If you saw your opponent play already, you can study his patterns. I want to take PHONETAP's ESL playoff run as example.

In both his group stage matches, Roger started with Patron Warrior, then picked Druid and Handlock last. He only lost one game while having more than 1 deck left to chose from, but in that situation he stuck to the class he just lost with. PHONETAP and I figured that he would be more likely to stick to that order than have this type of read on us and pick a counter deck. (If he randomizes, we don't get an advantage or disadvantage at all).

Matchups we wanted to get are Druid vs Warrior, Shaman vs Druid, and Hunter vs Warlock. Our plan was to pick Druid first. If we won against Warrior, we would try to win with Shaman, since our Hunter has a good matchup against Handlock left anyway. Getting the Druid vs Warrior made it so PHONETAP had 2 decks left, both great against Druid, and he got rid of his own Druid, which is bad in the mirror.

Demigod picked his Warrior and Paladin with no discernable pattern. He switched off which one he picked first; sometimes he kept playing the same class after a loss, and sometimes he changed. Consistently, however, he picked Mage only after getting a win with his other 2 classes. We therefore decided to pick Shaman last, as it has a good matchup against the Mage and a worse matchup than our other decks against Paladin and Warrior.
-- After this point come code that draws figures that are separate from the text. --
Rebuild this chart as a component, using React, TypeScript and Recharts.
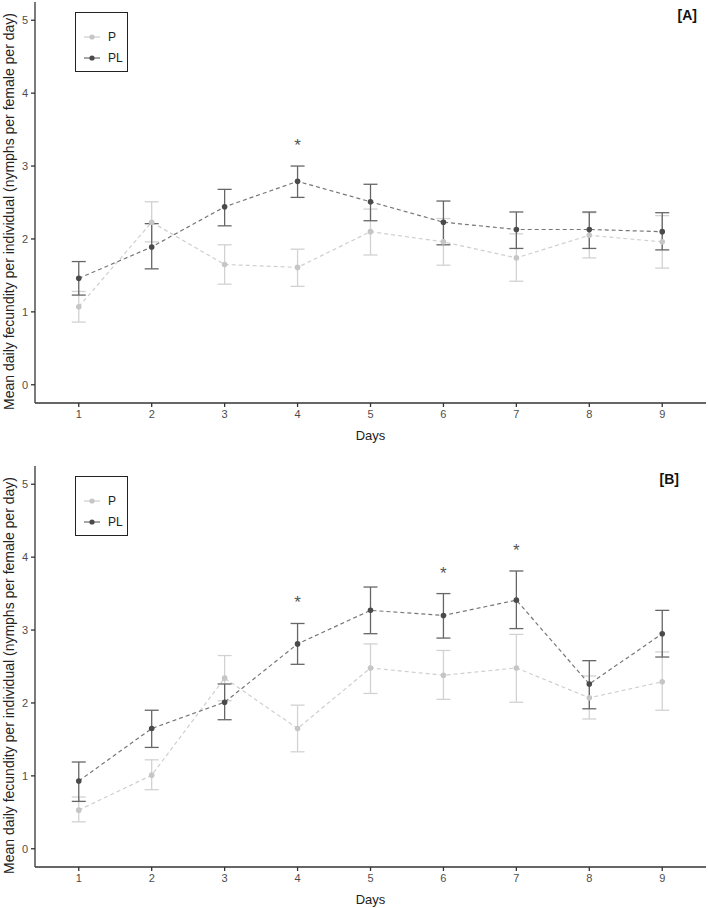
import React from 'react';
import { ComposedChart, Line, ErrorBar, XAxis, YAxis, Legend } from 'recharts';

// x categories
const days = [1, 2, 3, 4, 5, 6, 7, 8, 9];
const yTicks = [0, 1, 2, 3, 4, 5];

// panel A
const pMeanA = [1.07, 2.23, 1.65, 1.61, 2.10, 1.96, 1.74, 2.05, 1.96];
const pLowA = [0.86, 1.96, 1.38, 1.35, 1.78, 1.64, 1.42, 1.74, 1.60];
const pHighA = [1.28, 2.51, 1.92, 1.86, 2.41, 2.28, 2.07, 2.36, 2.32];
const plMeanA = [1.46, 1.89, 2.44, 2.79, 2.51, 2.23, 2.13, 2.13, 2.10];
const plLowA = [1.23, 1.59, 2.18, 2.57, 2.25, 1.92, 1.87, 1.87, 1.85];
const plHighA = [1.69, 2.21, 2.68, 3.00, 2.75, 2.52, 2.37, 2.37, 2.36];
const sigDaysA = [4];

// panel B
const pMeanB = [0.53, 1.01, 2.34, 1.65, 2.48, 2.38, 2.48, 2.07, 2.29];
const pLowB = [0.37, 0.81, 2.03, 1.33, 2.13, 2.05, 2.01, 1.78, 1.90];
const pHighB = [0.71, 1.22, 2.65, 1.97, 2.81, 2.72, 2.94, 2.37, 2.70];
const plMeanB = [0.93, 1.65, 2.01, 2.81, 3.27, 3.20, 3.41, 2.26, 2.95];
const plLowB = [0.65, 1.39, 1.77, 2.53, 2.95, 2.89, 3.02, 1.92, 2.63];
const plHighB = [1.19, 1.90, 2.26, 3.09, 3.59, 3.50, 3.81, 2.58, 3.27];
const sigDaysB = [4, 6, 7];

const FONT = '"Liberation Sans", Arial, sans-serif';
const NARROW = '"Liberation Sans Narrow", "Liberation Sans", Arial, sans-serif';
const P_DOT = '#c6c6c6';
const P_BAR = '#d2d2d2';
const P_LINE = '#cfcfcf';
const PL_DOT = '#4a4a4a';
const PL_BAR = '#666666';
const PL_LINE = '#777777';
const AXIS = '#333333';

const buildRows = (
  pMean: number[], pLow: number[], pHigh: number[],
  plMean: number[], plLow: number[], plHigh: number[], sig: number[]
) =>
  days.map((d, i) => ({
    day: d,
    p: pMean[i],
    pErr: [pMean[i] - pLow[i], pHigh[i] - pMean[i]],
    pl: plMean[i],
    plErr: [plMean[i] - plLow[i], plHigh[i] - plMean[i]],
    star: sig.includes(d) ? plHigh[i] : null,
  }));

const rowsA = buildRows(pMeanA, pLowA, pHighA, plMeanA, plLowA, plHighA, sigDaysA);
const rowsB = buildRows(pMeanB, pLowB, pHighB, plMeanB, plLowB, plHighB, sigDaysB);

// significance marker drawn above the PL upper error
const StarDot = (props: any) => {
  const { cx, cy, value, index } = props;
  if (value == null || cy == null) return <g key={`s-${index}`} />;
  return (
    <text key={`s-${index}`} x={cx} y={cy - 15} textAnchor="middle" fontSize={17}
      fontFamily={FONT} fill="#555">*</text>
  );
};

const YTitle = (props: any) => {
  const { viewBox } = props;
  const cy = viewBox.y + viewBox.height / 2 + 9;
  return (
    <text x={9} y={cy} transform={`rotate(-90, 9, ${cy})`} textAnchor="middle"
      dominantBaseline="central" fontSize={14} fontFamily={FONT} fill="#222">
      Mean daily fecundity per individual (nymphs per female per day)
    </text>
  );
};

const XTitle = (props: any) => {
  const { viewBox } = props;
  const cx = viewBox.x + viewBox.width / 2;
  return (
    <text x={cx} y={viewBox.y + 32} textAnchor="middle" dominantBaseline="central"
      fontSize={13} fontFamily={FONT} fill="#222">Days</text>
  );
};

const LegendBox = () => (
  <div style={{ width: 53, height: 60, border: '1px solid #222', background: '#fff',
    fontFamily: FONT, fontSize: 12, color: '#222', boxSizing: 'border-box' }}>
    {[{ name: 'P', c: P_DOT, l: P_LINE }, { name: 'PL', c: PL_DOT, l: PL_LINE }].map((e, i) => (
      <div key={e.name} style={{ position: 'relative', height: 20, marginTop: i === 0 ? 14 : 1 }}>
        <svg width={20} height={20} style={{ position: 'absolute', left: 6, top: 0 }}>
          <line x1={2} y1={10} x2={18} y2={10} stroke={e.l} strokeWidth={1.3} />
          <circle cx={10} cy={10} r={2.6} fill={e.c} />
        </svg>
        <span style={{ position: 'absolute', left: 32, top: 3 }}>{e.name}</span>
      </div>
    ))}
  </div>
);

const Panel = ({ rows, tag, tagRight }: { rows: any[]; tag: string; tagRight: number }) => (
  <div style={{ position: 'relative', width: 708, height: 450 }}>
    <ComposedChart width={708} height={450} data={rows}
      margin={{ top: 2, right: 2, bottom: 2, left: 0 }}>
      <XAxis dataKey="day" type="number" domain={[0.4, 9.6]} ticks={days}
        allowDataOverflow height={45} tickSize={4} tickMargin={3}
        stroke={AXIS} strokeWidth={1.3}
        tick={{ fontSize: 11, fill: '#4d4d4d', fontFamily: NARROW }}
        label={<XTitle />} />
      <YAxis type="number" domain={[-0.25, 5.25]} ticks={yTicks} allowDataOverflow
        width={35} tickSize={4} tickMargin={3} stroke={AXIS} strokeWidth={1.3}
        tick={{ fontSize: 11, fill: '#4d4d4d', fontFamily: NARROW }}
        label={<YTitle />} />
      <Legend layout="vertical" align="center" verticalAlign="middle"
        wrapperStyle={{ left: 75, top: 12, width: 53 }} content={() => <LegendBox />} />
      <Line dataKey="p" name="P" stroke={P_LINE} strokeWidth={1.2} strokeDasharray="4 3"
        dot={{ r: 2.8, fill: P_DOT, stroke: P_DOT, strokeWidth: 0 }} activeDot={false}
        isAnimationActive={false}>
        <ErrorBar dataKey="pErr" direction="y" width={7} stroke={P_BAR} strokeWidth={1.3}
          isAnimationActive={false} />
      </Line>
      <Line dataKey="pl" name="PL" stroke={PL_LINE} strokeWidth={1.2} strokeDasharray="4 3"
        dot={{ r: 2.8, fill: PL_DOT, stroke: PL_DOT, strokeWidth: 0 }} activeDot={false}
        isAnimationActive={false}>
        <ErrorBar dataKey="plErr" direction="y" width={7} stroke={PL_BAR} strokeWidth={1.3}
          isAnimationActive={false} />
      </Line>
      <Line dataKey="star" stroke="none" dot={StarDot} activeDot={false}
        legendType="none" isAnimationActive={false} />
    </ComposedChart>
    <div style={{ position: 'absolute', right: tagRight, top: 7, fontFamily: FONT, fontWeight: 'bold',
      fontSize: 14, color: '#111' }}>{tag}</div>
  </div>
);

const App: React.FC = () => {
  return (
    <div style={{ position: 'absolute', left: 0, top: 0, width: 708, height: 908, background: '#fff' }}>
      <Panel rows={rowsA} tag="[A]" tagRight={11} />
      <div style={{ position: 'absolute', left: 0, top: 464 }}>
        <Panel rows={rowsB} tag="[B]" tagRight={29} />
      </div>
    </div>
  );
};

export default App;
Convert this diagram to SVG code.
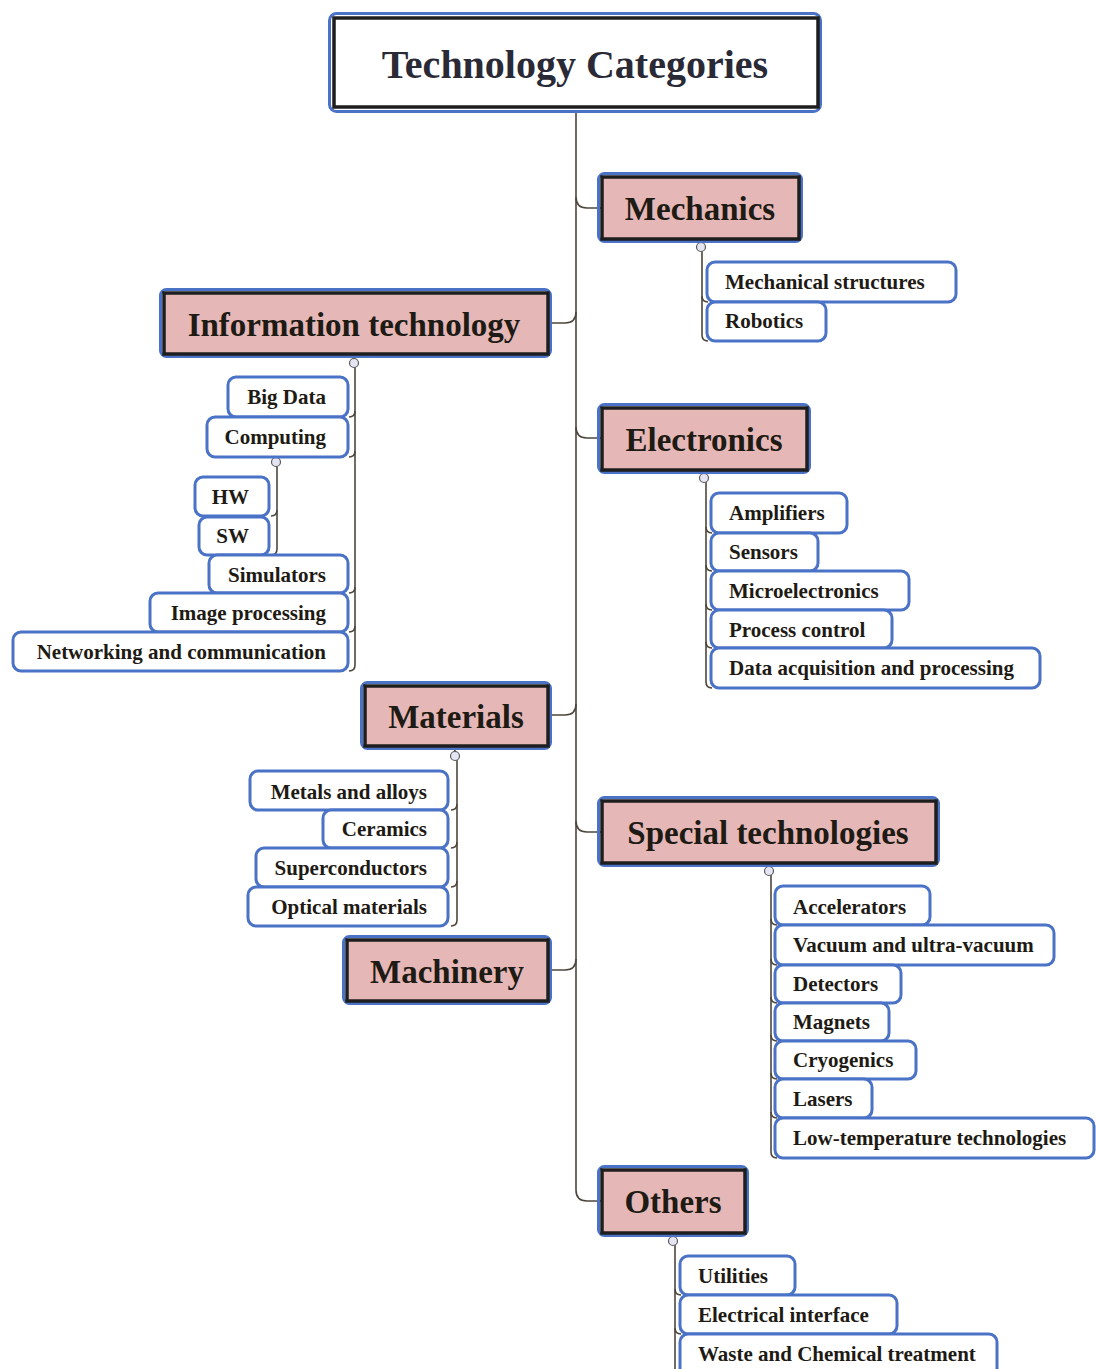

On the first look, Reynad's picks seemed to not follow any patterns. He started and finished all matches with different classes throughout the tournament. Taking a closer look, we found that he consistently stuck with his Mage after dropping a game with it.

I think LHS was the better format in terms of possible preparation and storyline. Conquest does a good job allowing consistent ladder decks and makes tournaments more friendly for casual players. It's an interesting format with up- and downsides and will be around until Blizzcon.

I definitely think conquest is not what competitive hearthstone will end on and do expect a new format for next year.